Duration: 5 Days
In this course, you will learn to design and implement the Greenplum environment and gain the information needed to install, configure, and manage the Greenplum database system. You will be introduced to the Greenplum environment, consisting of the Greenplum Database and supported systems. You will learn the fundamental concepts on data warehousing, business intelligence, and how Greenplum helps to solve business problems in managing and analyzing big data.

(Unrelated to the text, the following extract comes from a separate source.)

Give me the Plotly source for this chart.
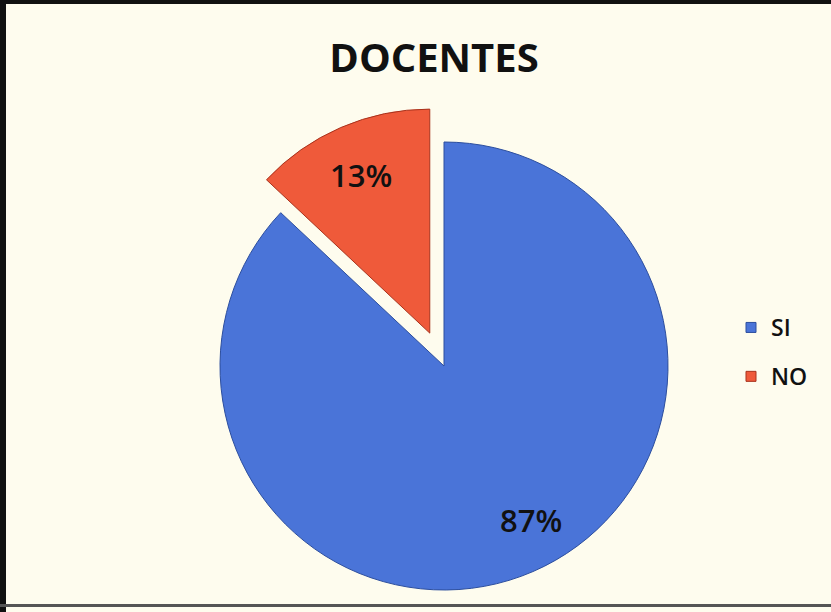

You will evaluate logical models and business requirements to determine the best physical design for a Greenplum database.
What You Will Learn
- Greenplum features, benefits, and architecture in terms of shared nothing and the Massively Parallel Processing (MPP) design
- Support redundancy and high availability with Greenplum
- Data models used in data warehousing and how data is stored in Greenplum
- Install, initialize, validate, and configure Greenplum Database
- Manage database objects and workload management processes by defining and managing roles, privileges, and resource queues
- Use table partitioning as a design methodology for handling large tables
- Load data into a Greenplum database instance using external tables, SQL copy, insert commands, and parallel load utilities
- Use data manipulation language and data query language to access, manage, and query data
- Perform system administrative tasks, including managing and checking the state of the Greenplum database, its data, and the distribution of data
- Perform backup and restoration of Greenplum data
- Distribute and store data in Greenplum using a distribution key and partitioning
- Use EXPLAIN and EXPLAIN ANALYZE to help the Greenplum query plan optimizer determine how to handle a submitted query
- Improve query performance by keeping statistics up to date and tuning the database for sampling size and error conditions
- Determine when it's best to use an index and what type of index to use
- Improve query performance by following a number of performance enhancement tips
Audience
This course is intended for any person who presently or plans to:
- Install Greenplum Database
- Design and develop for Greenplum Database implementation
- Administer and manage the Greenplum Database
Prerequistes
- Basic UNIX or Linux command-line navigation and administration skills
- Database query language basics, including basic SQL knowledge for accessing database objects
- Fundamental relational database concepts
Course Outline
1. Greenplum Fundamental Concepts
- Basics of Data Warehousing
- Greenplum Concepts, Features, and Benefits
- Greenplum Architecture
- Shared Nothing and MPP Implementation
2. Database Installation and Initialization
- Systems Preparation and Verification
- Greenplum Database Initialization
3. Greenplum Database Tools, Utilities, and Internals
- PSQL Client and Greenplum Utilities
- Greenplum Performance Monitor
- Greenplum Database Server Configuration
- Greenplum Database Internals
4. Defining and Securing the User Database
- Data Definition Language
- Data Manipulation and Data Query Language
- Roles, Privileges, and Resources
5. Data Loading and Distribution
- Data Loading
- Table Partitioning
6. Database Management and Archiving
- Managing the Greenplum Database
- Backup and Restores
7. Data Modeling and Design
- Data Modeling
- Physical Design Decisions
8. Performance Analysis and Tuning
- JOIN Tables
- Database Tuning
- EXPLAIN Plan
- Improve Performance with Statistics
- Indexing Strategies
9. Developing Reports Using Advanced SQL
- Advanced Reporting Using Online Analytic Processing (OLAP)
- PostgreSQL Functions
- Advanced SQL Topics and Performance Tips
Course Labs
This course includes labs designed to allow practical experience for the participant.